» WHAT YOU HAVE TO DO
Omit every picture, and retype the lines that run from the beginning of the data below through the line containing "const tickText = ['0', '0.05', '0.1', '0.15'];", inclusive.

- - -

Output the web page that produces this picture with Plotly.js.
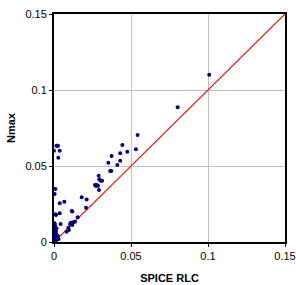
<!DOCTYPE html>
<html><head><meta charset="utf-8">
<script src="https://cdn.plot.ly/plotly-3.0.1.min.js"></script>
<style>html,body{margin:0;padding:0;background:#fff;}#chart{width:296px;height:285px;}</style>
</head><body><div id="chart"></div>
<script>
const spiceRLC = [0.1008,0.0803,0.0543,0.0532,0.0444,0.0430,0.0476,0.0374,0.0430,0.0353,0.0411,0.0372,0.0365,
  0.0290,0.0294,0.0303,0.0312,0.0266,0.0277,0.0273,0.0286,0.0292,0.0180,0.0212,0.0208,0.0119,0.0154,0.0115,
  0.0125,0.0136,0.0110,0.0119,0.0104,0.0093,0.0097,0.0082,0.0067,0.0037,0.0043,0.0037,0.0013,
  0.0020,0.0026,0.0016,0.0000,0.0037,0.0028,0.0009,0.0004,0.0010,0.0004,
  0.0002,0.0008,0.0012,0.0005,0.0015,0.0003,0.0010,0.0018,0.0006,0.0022,0.0001,0.0013,0.0008,0.0025,0.0004,0.0016,0.0002,0.0030,0.0011,0.0006];
const nmax = [0.1100,0.0886,0.0704,0.0610,0.0638,0.0584,0.0594,0.0566,0.0535,0.0522,0.0507,0.0467,0.0467,
  0.0436,0.0413,0.0403,0.0403,0.0375,0.0375,0.0368,0.0370,0.0342,0.0294,0.0280,0.0226,0.0200,0.0163,0.0204,
  0.0130,0.0134,0.0127,0.0112,0.0118,0.0094,0.0079,0.0068,0.0265,0.0255,0.0118,0.0189,0.0178,
  0.0634,0.0634,0.0634,0.0600,0.0600,0.0555,0.0349,0.0316,0.0182,0.0123,
  0.0100,0.0085,0.0070,0.0060,0.0050,0.0045,0.0035,0.0030,0.0025,0.0020,0.0015,0.0012,0.0008,0.0040,0.0005,0.0090,0.0002,0.0020,0.0065,0.0110];
const refX = [0, 0.15];
const refY = [0, 0.15];
const ticks = [0, 0.05, 0.1, 0.15];
const tickText = ['0', '0.05', '0.1', '0.15'];

const data = [
  {x: refX, y: refY, type: 'scatter', mode: 'lines', line: {color: '#ff0000', width: 1.2}, hoverinfo: 'skip', showlegend: false},
  {x: spiceRLC, y: nmax, type: 'scatter', mode: 'markers', marker: {color: '#000080', size: 4}, showlegend: false}
];
const axisCommon = {
  range: [0, 0.15], tickvals: ticks, ticktext: tickText, showgrid: true, gridcolor: '#c0c0c0', gridwidth: 1,
  zeroline: false, showline: true, linecolor: '#000', linewidth: 2, mirror: true,
  ticks: 'outside', ticklen: 3, tickcolor: '#000', tickfont: {family: 'Liberation Sans, Arial', size: 11, color: '#000'}
};
const layout = {
  width: 296, height: 285, margin: {l: 54, r: 11, t: 14, b: 43},
  paper_bgcolor: '#fff', plot_bgcolor: '#fff',
  xaxis: Object.assign({}, axisCommon, {title: {text: '<b>SPICE RLC</b>', font: {family: 'Liberation Sans, Arial', size: 11, color: '#000'}, standoff: 13}}),
  yaxis: Object.assign({}, axisCommon, {title: {text: '<b>Nmax</b>', font: {family: 'Liberation Sans, Arial', size: 11, color: '#000'}, standoff: 8}}),
  font: {family: 'Liberation Sans, Arial', size: 11, color: '#000'}
};
Plotly.newPlot('chart', data, layout, {displayModeBar: false, staticPlot: true});
</script></body></html>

- - -

» OUTPUT FOR THIS EXERCISE
Output the web page that produces this picture with Plotly.js.
<!DOCTYPE html>
<html><head><meta charset="utf-8">
<script src="https://cdn.plot.ly/plotly-3.0.1.min.js"></script>
<style>html,body{margin:0;padding:0;background:#fff;}#chart{width:296px;height:285px;}</style>
</head><body><div id="chart"></div>
<script>
const spiceRLC = [0.1008,0.0803,0.0543,0.0532,0.0444,0.0430,0.0476,0.0374,0.0430,0.0353,0.0411,0.0372,0.0365,
  0.0290,0.0294,0.0303,0.0312,0.0266,0.0277,0.0273,0.0286,0.0292,0.0180,0.0212,0.0208,0.0119,0.0154,0.0115,
  0.0125,0.0136,0.0110,0.0119,0.0104,0.0093,0.0097,0.0082,0.0067,0.0037,0.0043,0.0037,0.0013,
  0.0020,0.0026,0.0016,0.0000,0.0037,0.0028,0.0009,0.0004,0.0010,0.0004,
  0.0002,0.0008,0.0012,0.0005,0.0015,0.0003,0.0010,0.0018,0.0006,0.0022,0.0001,0.0013,0.0008,0.0025,0.0004,0.0016,0.0002,0.0030,0.0011,0.0006];
const nmax = [0.1100,0.0886,0.0704,0.0610,0.0638,0.0584,0.0594,0.0566,0.0535,0.0522,0.0507,0.0467,0.0467,
  0.0436,0.0413,0.0403,0.0403,0.0375,0.0375,0.0368,0.0370,0.0342,0.0294,0.0280,0.0226,0.0200,0.0163,0.0204,
  0.0130,0.0134,0.0127,0.0112,0.0118,0.0094,0.0079,0.0068,0.0265,0.0255,0.0118,0.0189,0.0178,
  0.0634,0.0634,0.0634,0.0600,0.0600,0.0555,0.0349,0.0316,0.0182,0.0123,
  0.0100,0.0085,0.0070,0.0060,0.0050,0.0045,0.0035,0.0030,0.0025,0.0020,0.0015,0.0012,0.0008,0.0040,0.0005,0.0090,0.0002,0.0020,0.0065,0.0110];
const refX = [0, 0.15];
const refY = [0, 0.15];
const ticks = [0, 0.05, 0.1, 0.15];
const tickText = ['0', '0.05', '0.1', '0.15'];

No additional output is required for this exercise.